Compounding this challenge is the evolutionary nature of the online world. Websites and applications are developed and are then revised time and again. Few are developed that fully meet guidelines or standards for accessibility upon launch. It is only after the product has been released and user feedback highlights the barriers facing people with disabilities that companies apply fixes or add alternative sites to provide access.

The constant website updates and revisions released to improve the user experience often involve changes in navigational elements which hinder the user experience for people with disabilities. Such changes can leave users confused, disoriented and unable to use new or revised features.

The rising tide of user-generated content on social media sites is also adding to the problem. Much of the content is visual: videos, photos, animation. Little of it has alt tags to describe the photos nor are the videos audio described for users who are blind.

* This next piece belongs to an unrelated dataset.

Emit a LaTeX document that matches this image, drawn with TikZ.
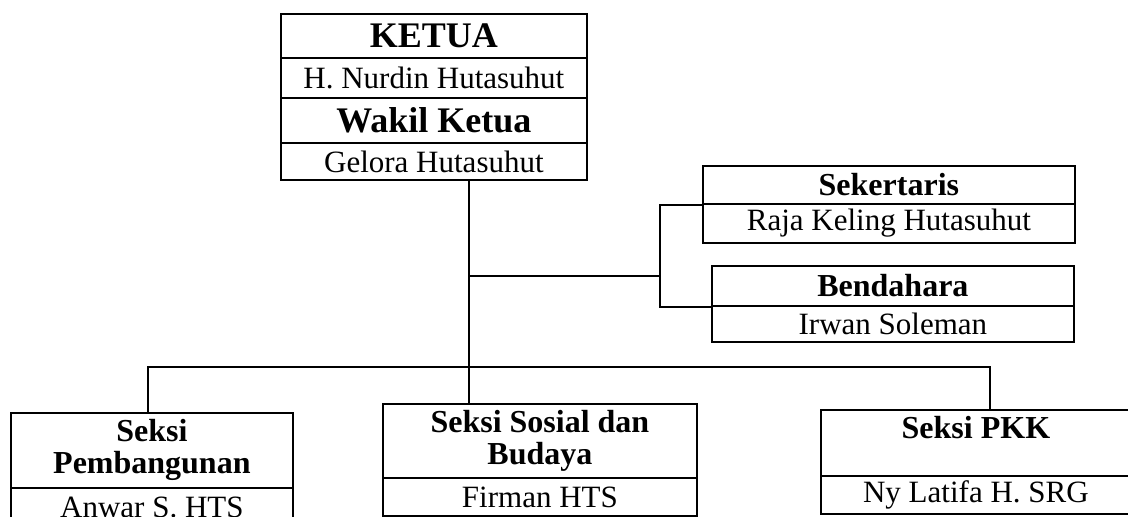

Web Accessibility Guidelines

So, despite long established guidelines from the World Wide Web Consortium and federal regulations (which are also frequently updated and revised) in the form of Section 508 of the Rehabilitation Act, accessibility for people with disabilities is still an afterthought, an accommodation made for those who complain. Many people who are blind still have to go around to the back door, still must find an alternative while sighted users simply type in a URL, point, click and go.

While Section 508 regulations have helped, little incentive exists for business to include accessibility as a pre-launch requirement for new products. Section 508 only applies to government information services that are provided electronically. Only products designed with government clients in mind must comply with Section 508.

The W3C Web Access Initiative (WAI) and Web Content Accessibility Guidelines (WCAG2.0) are just that—guidelines. There is no enforcement nor can there be. The vast majority of Internet users reject the idea of regulatory control of the Internet in any form. Besides, many websites and services are based in other countries where regulation by the U.S. government would not apply.

So the digital divide may never be completely bridged for people with disabilities. The goal posts are continuously moving. Although increasing in number, people with disabilities are a small fraction of Internet users.

Accessible Apps and Devices

There are some bright spots. Newer devices for the mass market are beginning to incorporate simple versions of adaptive and assistive applications. Apple's iPads have a built-in text-to-speech application. There are also many adaptive and assistive applications that can be downloaded at little or no cost. The latest iPhones respond to voice commands.

The inclusion of adaptive and assistive applications in consumer electronic products is a promising development. Perhaps, as assistive technology evolves, it will continue to be mainstreamed into new devices and the trend will spread to websites and online applications. For now, we can only hope.